I agree but with slight differences, I don't think it's only about power but more on the first thing, they have built communities for over a decade, to just leave is extremely difficult when you have poured this much work and time into the thing, it might be like an abusive relationship but they still love the places they've built.

That being said, some of mods have left big subs, but it's kind of difficult to get everyone on board.

Lastly I do think this is impactful, it literally strips one of the most "prestigious" and well recognized sub of all the functions that made it special, only doing the bare minimum to keep it alive

[–] muftiboy@kbin.social 6 points 1 year ago (2 children)

but that's what this post is, they're quitting. did you reply in the wrong thread or something?

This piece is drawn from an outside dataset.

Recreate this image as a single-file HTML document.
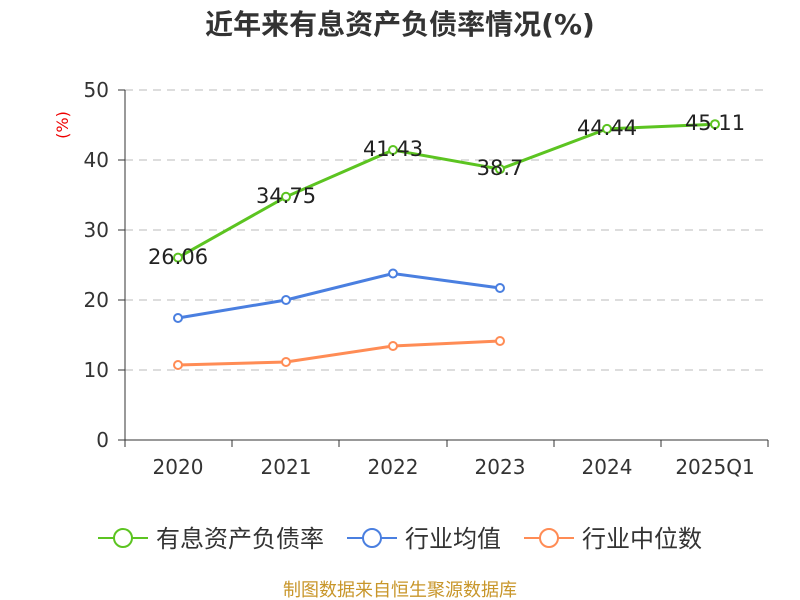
<!DOCTYPE html>
<html><head><meta charset="utf-8"><style>
body{margin:0;background:#fff;}
svg{display:block;font-family:"DejaVu Sans","Noto Sans CJK SC",sans-serif;}
</style></head><body>
<svg width="800" height="600" viewBox="0 0 800 600">
<text x="400" y="34" text-anchor="middle" font-size="28" font-weight="bold" fill="#333">近年来有息资产负债率情况(%)</text>
<text x="68" y="125" text-anchor="middle" font-size="16" fill="#e00" transform="rotate(-90 68 125)">(%)</text>
<g stroke="#bbb" stroke-dasharray="8,6" stroke-width="1">
<line x1="125" y1="90" x2="768" y2="90"/><line x1="125" y1="160" x2="768" y2="160"/>
<line x1="125" y1="230" x2="768" y2="230"/><line x1="125" y1="300" x2="768" y2="300"/>
<line x1="125" y1="370" x2="768" y2="370"/>
</g>
<g stroke="#333" stroke-width="1">
<line x1="125" y1="90" x2="125" y2="440"/>
<line x1="118" y1="90" x2="125" y2="90"/><line x1="118" y1="160" x2="125" y2="160"/><line x1="118" y1="230" x2="125" y2="230"/><line x1="118" y1="300" x2="125" y2="300"/><line x1="118" y1="370" x2="125" y2="370"/><line x1="118" y1="440" x2="125" y2="440"/>
<line x1="125" y1="440" x2="768" y2="440"/>
<line x1="125" y1="440" x2="125" y2="447"/><line x1="232" y1="440" x2="232" y2="447"/><line x1="339" y1="440" x2="339" y2="447"/><line x1="447" y1="440" x2="447" y2="447"/><line x1="554" y1="440" x2="554" y2="447"/><line x1="661" y1="440" x2="661" y2="447"/><line x1="768" y1="440" x2="768" y2="447"/>
</g>
<g font-size="20" fill="#333" text-anchor="end">
<text x="109" y="97">50</text><text x="109" y="167">40</text><text x="109" y="237">30</text><text x="109" y="307">20</text><text x="109" y="377">10</text><text x="109" y="447">0</text>
</g>
<g font-size="20" fill="#333" text-anchor="middle">
<text x="178" y="474">2020</text><text x="286" y="474">2021</text><text x="393" y="474">2022</text><text x="500" y="474">2023</text><text x="607" y="474">2024</text><text x="715" y="474">2025Q1</text>
</g>
<polyline fill="none" stroke="#ff8c55" stroke-width="3" points="178,365 286,362 393,346 500,341"/>
<g fill="#fff" stroke="#ff8c55" stroke-width="2"><circle cx="178" cy="365" r="4"/><circle cx="286" cy="362" r="4"/><circle cx="393" cy="346" r="4"/><circle cx="500" cy="341" r="4"/></g>
<polyline fill="none" stroke="#4a7fe0" stroke-width="3" points="178,318 286,300 393,273.5 500,288"/>
<g fill="#fff" stroke="#4a7fe0" stroke-width="2"><circle cx="178" cy="318" r="4"/><circle cx="286" cy="300" r="4"/><circle cx="393" cy="273.5" r="4"/><circle cx="500" cy="288" r="4"/></g>
<polyline fill="none" stroke="#5cc421" stroke-width="3" points="178,257.6 286,196.8 393,150 500,169.1 607,128.9 715,124.2"/>
<g fill="#fff" stroke="#5cc421" stroke-width="2"><circle cx="178" cy="257.6" r="4"/><circle cx="286" cy="196.8" r="4"/><circle cx="393" cy="150" r="4"/><circle cx="500" cy="169.1" r="4"/><circle cx="607" cy="128.9" r="4"/><circle cx="715" cy="124.2" r="4"/></g>
<g font-size="21" fill="#222" text-anchor="middle">
<text x="178" y="264">26.06</text><text x="286" y="203">34.75</text><text x="393" y="156">41.43</text><text x="500" y="175">38.7</text><text x="607" y="135">44.44</text><text x="715" y="130">45.11</text>
</g>
<g stroke-width="2" fill="#fff">
<line x1="98" y1="538" x2="148" y2="538" stroke="#5cc421"/><circle cx="123" cy="538" r="9" stroke="#5cc421"/>
<line x1="347" y1="538" x2="397" y2="538" stroke="#4a7fe0"/><circle cx="372" cy="538" r="9" stroke="#4a7fe0"/>
<line x1="524" y1="538" x2="574" y2="538" stroke="#ff8c55"/><circle cx="549" cy="538" r="9" stroke="#ff8c55"/>
</g>
<g font-size="24" fill="#333">
<text x="156" y="547">有息资产负债率</text><text x="405" y="547">行业均值</text><text x="582" y="547">行业中位数</text>
</g>
<text x="400" y="596" text-anchor="middle" font-size="18" fill="#c8962a">制图数据来自恒生聚源数据库</text>
</svg>
</body></html>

[–] Kill_joy@kbin.social 3 points 1 year ago* (last edited 1 year ago)

but that's what this post is, they're quitting. did you reply in the wrong thread or something?

They're not quitting. They are going to continue to moderate their sub. Yes they have agreed to no longer do a huge laundry list of responsibilities they took upon themselves to improve their sub - but they are not quitting.

Quitting would truly impact reddit. Losing this group of moderators who have built relationships with agents and PR groups would be huge. They are literally unreplaceable. It would take reddit years to get mods in place that could do what these do on the daily. But they are unable to quit because they don't want to give up their throne and things will eventually return to normal without reddit conceding an inch.

Look at the media coverage losing r/Minecraft got because those devs/mods had the courage and backbone to quit. We need more of that.

Even in their letter, the mods of IAMA said they'd been asking for tools since 2015. No changes. 8 years and they still haven't gotten what they wanted. Yet they refuse to take the next necessary step. To quit.

Sunk cost fallacy and power hungry are a terribly greedy combination.

[–] Mane25@feddit.uk 2 points 1 year ago

But from that post:

They've told the media that they are actively planning to remove moderators who keep subreddits shut down and have no intentions of making changes.

So, moving forward, we're going to run IAmA like your average subreddit. We will continue moderating, removing spam, and enforcing rules. Many of the current moderation team will be taking a step back, but we'll recruit people to replace them as needed.

That doesn't sound to me like they're quitting, that sounds to me like they'll protest but support Reddit for as much as it takes to still be moderators.

[–] Mane25@feddit.uk 3 points 1 year ago (1 children)

It's weird, I always thought the "power hungry mods" thing was a bit of a running joke spread by people who'd been annoyed about a mod decision or two - it's really surprised me how true it's been proven to be and how many actually folded when threatened to be removed.

[–] liminis@kbin.social 4 points 1 year ago

There's been a pretty wide range of responses, and while some boil down to that, I think the general trend is attachment and people fearing the result of some rw 'scab' taking over. Elkaki above's comparison to an abusive relationship feels really on the mark.

Even without all that though, sometimes it's genuinely hard for people to break habits; and many of these habits are years old. Doesn't really come down to region or logic.